EXERCISE DETAILS: Repeat only the lines from the one containing "Recreate this image" through the one containing "Study prepared by", exactly as written, both ends included.

EXERCISE INPUT:
>> Start
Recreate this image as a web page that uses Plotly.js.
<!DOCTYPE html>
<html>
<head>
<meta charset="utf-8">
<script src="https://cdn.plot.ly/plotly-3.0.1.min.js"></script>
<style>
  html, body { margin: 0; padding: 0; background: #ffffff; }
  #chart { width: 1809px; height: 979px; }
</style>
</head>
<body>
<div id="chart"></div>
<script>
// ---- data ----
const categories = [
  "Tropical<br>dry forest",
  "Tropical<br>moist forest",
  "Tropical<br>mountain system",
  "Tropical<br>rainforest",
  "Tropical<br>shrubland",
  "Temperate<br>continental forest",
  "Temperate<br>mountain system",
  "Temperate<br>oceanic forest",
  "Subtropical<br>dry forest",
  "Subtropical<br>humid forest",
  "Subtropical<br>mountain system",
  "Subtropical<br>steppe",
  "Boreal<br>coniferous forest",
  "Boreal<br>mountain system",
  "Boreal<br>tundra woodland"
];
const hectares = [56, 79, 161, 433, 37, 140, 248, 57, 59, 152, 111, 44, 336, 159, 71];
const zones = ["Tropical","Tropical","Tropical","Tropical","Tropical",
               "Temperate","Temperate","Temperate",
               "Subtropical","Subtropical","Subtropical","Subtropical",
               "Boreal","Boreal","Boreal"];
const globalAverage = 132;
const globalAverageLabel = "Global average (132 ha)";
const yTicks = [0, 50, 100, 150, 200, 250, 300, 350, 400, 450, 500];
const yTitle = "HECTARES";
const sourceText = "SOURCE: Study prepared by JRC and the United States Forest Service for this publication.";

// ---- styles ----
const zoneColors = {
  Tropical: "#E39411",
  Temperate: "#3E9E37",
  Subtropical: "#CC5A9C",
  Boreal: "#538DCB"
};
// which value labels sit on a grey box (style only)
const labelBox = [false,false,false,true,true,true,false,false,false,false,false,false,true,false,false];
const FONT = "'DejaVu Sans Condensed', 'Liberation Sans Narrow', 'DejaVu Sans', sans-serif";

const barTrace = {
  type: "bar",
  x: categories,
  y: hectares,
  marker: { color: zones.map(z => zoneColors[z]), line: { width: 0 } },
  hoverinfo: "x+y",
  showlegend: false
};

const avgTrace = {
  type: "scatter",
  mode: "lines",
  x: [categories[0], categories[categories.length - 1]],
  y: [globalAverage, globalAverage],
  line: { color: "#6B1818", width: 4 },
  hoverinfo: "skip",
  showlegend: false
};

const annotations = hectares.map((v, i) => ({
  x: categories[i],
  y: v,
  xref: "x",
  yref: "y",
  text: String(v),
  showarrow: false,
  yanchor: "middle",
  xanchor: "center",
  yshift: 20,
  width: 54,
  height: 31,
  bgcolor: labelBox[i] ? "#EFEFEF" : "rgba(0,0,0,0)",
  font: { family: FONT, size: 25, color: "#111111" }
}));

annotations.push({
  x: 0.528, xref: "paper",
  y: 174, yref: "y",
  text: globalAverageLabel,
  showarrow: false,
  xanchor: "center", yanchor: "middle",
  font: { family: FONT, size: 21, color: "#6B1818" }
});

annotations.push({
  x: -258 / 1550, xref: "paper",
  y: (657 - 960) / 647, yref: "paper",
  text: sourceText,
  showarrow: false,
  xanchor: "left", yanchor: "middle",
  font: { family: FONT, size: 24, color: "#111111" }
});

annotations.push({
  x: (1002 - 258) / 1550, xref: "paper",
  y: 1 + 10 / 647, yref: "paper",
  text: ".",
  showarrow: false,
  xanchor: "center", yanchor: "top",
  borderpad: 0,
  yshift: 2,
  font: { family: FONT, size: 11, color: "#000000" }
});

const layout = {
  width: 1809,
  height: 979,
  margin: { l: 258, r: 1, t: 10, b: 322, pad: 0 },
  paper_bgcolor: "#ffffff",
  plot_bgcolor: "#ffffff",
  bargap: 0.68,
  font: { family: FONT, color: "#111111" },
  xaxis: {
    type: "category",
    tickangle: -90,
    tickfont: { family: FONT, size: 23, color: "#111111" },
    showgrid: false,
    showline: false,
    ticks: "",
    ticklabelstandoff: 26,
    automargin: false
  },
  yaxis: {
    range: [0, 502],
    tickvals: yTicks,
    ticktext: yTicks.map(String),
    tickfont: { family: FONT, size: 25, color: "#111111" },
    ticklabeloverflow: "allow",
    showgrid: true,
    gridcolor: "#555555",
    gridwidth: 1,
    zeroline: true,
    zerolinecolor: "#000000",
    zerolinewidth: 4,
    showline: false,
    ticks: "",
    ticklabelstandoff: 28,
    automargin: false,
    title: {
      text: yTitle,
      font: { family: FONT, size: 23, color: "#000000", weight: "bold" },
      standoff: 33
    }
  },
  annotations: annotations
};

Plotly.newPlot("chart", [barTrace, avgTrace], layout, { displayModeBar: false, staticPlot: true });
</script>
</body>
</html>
>> End
>> Start
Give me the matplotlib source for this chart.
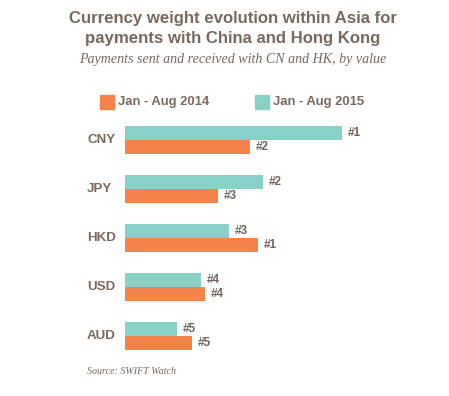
>> End
>> Start
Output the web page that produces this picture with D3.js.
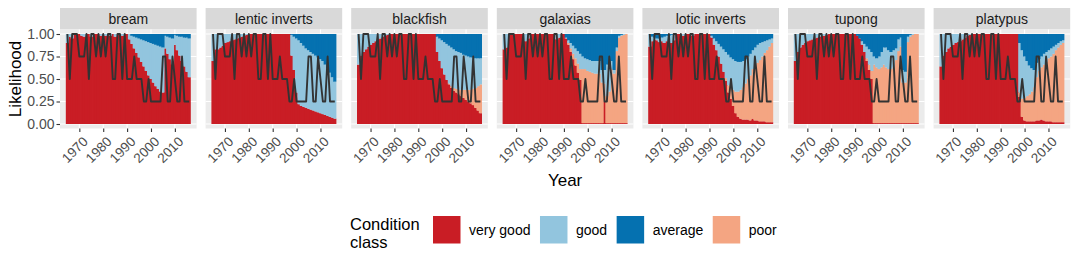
>> End
SOLUTION TO THE PROBLEM:
Recreate this image as a web page that uses Plotly.js.
<!DOCTYPE html>
<html>
<head>
<meta charset="utf-8">
<script src="https://cdn.plot.ly/plotly-3.0.1.min.js"></script>
<style>
  html, body { margin: 0; padding: 0; background: #ffffff; }
  #chart { width: 1809px; height: 979px; }
</style>
</head>
<body>
<div id="chart"></div>
<script>
// ---- data ----
const categories = [
  "Tropical<br>dry forest",
  "Tropical<br>moist forest",
  "Tropical<br>mountain system",
  "Tropical<br>rainforest",
  "Tropical<br>shrubland",
  "Temperate<br>continental forest",
  "Temperate<br>mountain system",
  "Temperate<br>oceanic forest",
  "Subtropical<br>dry forest",
  "Subtropical<br>humid forest",
  "Subtropical<br>mountain system",
  "Subtropical<br>steppe",
  "Boreal<br>coniferous forest",
  "Boreal<br>mountain system",
  "Boreal<br>tundra woodland"
];
const hectares = [56, 79, 161, 433, 37, 140, 248, 57, 59, 152, 111, 44, 336, 159, 71];
const zones = ["Tropical","Tropical","Tropical","Tropical","Tropical",
               "Temperate","Temperate","Temperate",
               "Subtropical","Subtropical","Subtropical","Subtropical",
               "Boreal","Boreal","Boreal"];
const globalAverage = 132;
const globalAverageLabel = "Global average (132 ha)";
const yTicks = [0, 50, 100, 150, 200, 250, 300, 350, 400, 450, 500];
const yTitle = "HECTARES";
const sourceText = "SOURCE: Study prepared by JRC and the United States Forest Service for this publication.";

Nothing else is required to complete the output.